Austin Hagen, national sales, eastern division for Manitex International, also takes this approach. “We want to make sure the equipment spans their ability,” he says, “allowing them to work on bigger projects.” 

The other class of first-time customers are those who need to purchase or rent equipment for a specific job. “A glazing contractor or the building envelope contractor … will have a job that they are bidding or that they were just awarded. We take the conditions that will exist on the jobsite—the size, dimensions, weight, the logistical situations, barriers ... and make a recommendation,” Nudi describes. 

Conveying the essentials

The best way for glaziers to ensure that their equipment acquisitions meet their needs is to provide thorough information to the supplier during the first call. Suppliers say they ask increasingly detailed questions about the needs of the customer (see below), whether the equipment is for a specific job or for anytime use. Sources agree that the more information a customer brings to the supplier, the better solutions the supplier can provide. 

“We have machines that cover the whole gamut. Once we know exactly what the customer needs, we can eliminate 90 percent of the machines and steer them to what they’re looking for,” Olson says. “The last thing you want to do is sell a piece of equipment that they’re not going to be able to use.” 

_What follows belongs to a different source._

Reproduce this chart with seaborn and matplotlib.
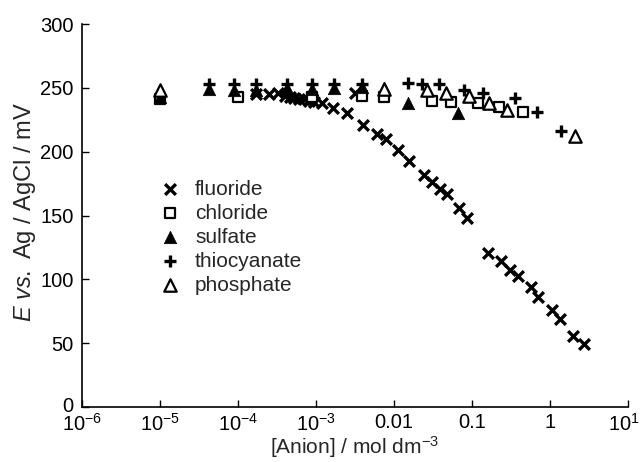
import numpy as np
import pandas as pd
import matplotlib
matplotlib.use("Agg")
import matplotlib.pyplot as plt
import matplotlib.transforms as mtransforms
import seaborn as sns

sns.set_style("ticks")
plt.rcParams['font.family'] = ['Liberation Sans', 'DejaVu Sans']
plt.rcParams['mathtext.fontset'] = 'custom'
plt.rcParams['mathtext.rm'] = 'Liberation Sans'
plt.rcParams['mathtext.it'] = 'Liberation Sans:italic'
plt.rcParams['mathtext.default'] = 'regular'

# ---- data ----
fluoride_x = [1.7e-4, 2.5e-4, 3.3e-4, 4.0e-4, 4.6e-4, 5.3e-4, 6.0e-4, 7.0e-4, 8.2e-4, 9.5e-4,
              1.2e-3, 1.67e-3, 2.48e-3, 3.2e-3, 4.04e-3, 6.0e-3, 7.9e-3, 0.0113, 0.0157, 0.0243,
              0.031, 0.0389, 0.0474, 0.068, 0.0855, 0.162, 0.233, 0.307, 0.393, 0.57,
              0.708, 1.05, 1.34, 1.95, 2.73]
fluoride_y = [245, 245, 246, 244, 243, 242, 241, 241, 240, 239,
              238, 234, 230, 246, 221, 214, 210, 201, 193, 182,
              176, 171, 167, 156, 148, 121, 114, 107, 103, 94,
              86, 76, 69, 56, 49]

chloride_x = [1e-5, 1e-4, 9e-4, 3.9e-3, 7.5e-3, 0.0304, 0.0533, 0.12, 0.224, 0.455]
chloride_y = [241, 243, 243, 244, 243, 240, 239, 238, 235, 231]

sulfate_x = [1e-5, 4.2e-5, 9e-5, 1.7e-4, 4.2e-4, 9e-4, 1.7e-3, 3.9e-3, 7.5e-3, 0.0152, 0.0667]
sulfate_y = [243, 249, 248, 248, 250, 249, 250, 251, 250, 238, 230]

thiocyanate_x = [4.2e-5, 9e-5, 1.7e-4, 4.2e-4, 9e-4, 1.7e-3, 3.9e-3, 0.0152, 0.0226, 0.038,
                 0.0794, 0.137, 0.356, 0.675, 1.37]
thiocyanate_y = [253, 253, 253, 253, 253, 253, 253, 253.5, 253, 253,
                 248, 246, 242, 231, 216]

phosphate_x = [1e-5, 7.5e-3, 0.0267, 0.0465, 0.0925, 0.166, 0.284, 2.09]
phosphate_y = [248, 249, 248, 246, 244, 238, 233, 212]

series_names = ["fluoride", "chloride", "sulfate", "thiocyanate", "phosphate"]
x_ticks = [1e-6, 1e-5, 1e-4, 1e-3, 1e-2, 1e-1, 1, 10]
x_tick_labels = ["10$^{-6}$", "10$^{-5}$", "10$^{-4}$", "10$^{-3}$", "0.01", "0.1", "1", "10$^{1}$"]
y_ticks = [0, 50, 100, 150, 200, 250, 300]

data = {
    "fluoride": (fluoride_x, fluoride_y),
    "chloride": (chloride_x, chloride_y),
    "sulfate": (sulfate_x, sulfate_y),
    "thiocyanate": (thiocyanate_x, thiocyanate_y),
    "phosphate": (phosphate_x, phosphate_y),
}

styles = {
    "fluoride": dict(marker="x", s=60, color="black", linewidth=2.4),
    "chloride": dict(marker="s", s=60, facecolor="white", edgecolor="black", linewidth=1.6),
    "sulfate": dict(marker="^", s=80, color="black", edgecolor="black", linewidth=0.5),
    "thiocyanate": dict(marker="+", s=65, color="black", linewidth=2.4),
    "phosphate": dict(marker="^", s=80, facecolor="white", edgecolor="black", linewidth=1.6),
}

fig = plt.figure(figsize=(6.42, 4.62), dpi=100)
ax = fig.add_axes([0.1277, 0.119, 0.8503, 0.829])

for name in series_names:
    xs, ys = data[name]
    df = pd.DataFrame({"x": xs, "y": ys})
    sns.scatterplot(data=df, x="x", y="y", ax=ax, label=name, zorder=3, **styles[name])

ax.set_xscale("log")
ax.set_xlim(1e-6, 10)
ax.set_ylim(0, 300)
ax.set_xticks(x_ticks)
ax.set_xticklabels(x_tick_labels)
ax.xaxis.set_minor_locator(matplotlib.ticker.NullLocator())
ax.set_yticks(y_ticks)
ax.tick_params(direction="in", length=5, width=1, labelsize=14.5, colors="black")
ax.tick_params(axis="x", pad=4)
ax.tick_params(axis="y", pad=6)
for s in ["top", "right"]:
    ax.spines[s].set_visible(False)
for s in ["left", "bottom"]:
    ax.spines[s].set_linewidth(1.2)
    ax.spines[s].set_color("black")

# keep the last x tick label inside the canvas
last = ax.get_xticklabels()[-1]
last.set_transform(last.get_transform() + mtransforms.ScaledTranslation(-4 / 100, 0, fig.dpi_scale_trans))
# lift the "0" y tick label a touch so it clears the first x tick label
zero = ax.get_yticklabels()[0]
zero.set_transform(zero.get_transform() + mtransforms.ScaledTranslation(0, 3 / 100, fig.dpi_scale_trans))

ax.set_xlabel("[Anion] / mol dm$^{-3}$", fontsize=15, labelpad=0)
ax.set_ylabel("$\\it{E}$ $\\it{vs.}$ Ag / AgCl / mV", fontsize=17)
ax.yaxis.set_label_coords(-0.08, 0.51)

leg = ax.legend(frameon=False, loc="upper left", bbox_to_anchor=(0.127, 0.615),
                fontsize=15, handletextpad=0.7, labelspacing=0.24, borderaxespad=0,
                handlelength=1.0)

fig.savefig("out.png", dpi=100)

The detailed questions allow a supplier to “visualize the project and try to come up with any solutions that they need. We try to see the problems before they come up,” adds Hagen. 

Equipment to grow

Suppliers say lifting and handling equipment allows companies—no matter the size—to take on projects that were previously out of reach. They can tackle more jobs, with fewer employees per jobsite, and handle larger jobs with heavier product installations. And, with advancements in handling equipment, “the industry is seeing it’s a smarter, safer and more efficient way to work,” says Olson. 

Nudi also points out that the equipment can help any business reach their potential or see what their potential could be. “You might have a smaller business that wants to grow,” he says. “A piece of equipment can help them grow—something they didn’t even realize was available.” 

Continue reading Heavy Transport.


Essential Questions

Equipment companies ask increasingly detailed questions about the needs of the customer to ensure the equipment will meet specific needs. Following are some initial questions contract glaziers can expect when they move to purchase or rent a piece of equipment.

  • Is the equipment intended to be a regular part of the company toolbox? If so… 
  • Is the equipment intended for the shop or the jobsite?
  • How is the company currently handling its glass? If manually, why hasn’t the company used handling equipment previously? 
  • What are the types of installations the company completes?
  • What types of jobs might the company handle in the future? 
  • Is the company looking to grow? 
  • What are the maximum unit sizes the company currently handles? 
  • What are the average sizes the company currently handles?
  • Is the equipment for a specific job? If so…
  • What type of job is it? 
  • What are the dimensions of the glass? (Provide information for all units that will need to be handled with the equipment, and provide maximum, minimum and average unit dimensions.) 
  • What is the maximum weight to be handled? 
  • Will the equipment be used to handle unitized systems, insulating glass units or single glass lites? 
  • Are there mullions or other elements of the system that could hinder use of vacuum cups? 
  • How high and how far out horizontally must the equipment reach?
  • Will the glass be lifted from the floor? If so, are there any limitations on weight that the floor slab can accommodate? 
  • Will the glass be lowered from above? 
  • What are the jobsite conditions? Are there any challenging conditions that will require the equipment to lift over barriers or handle complex articulation movements?
  • When will the equipment be needed?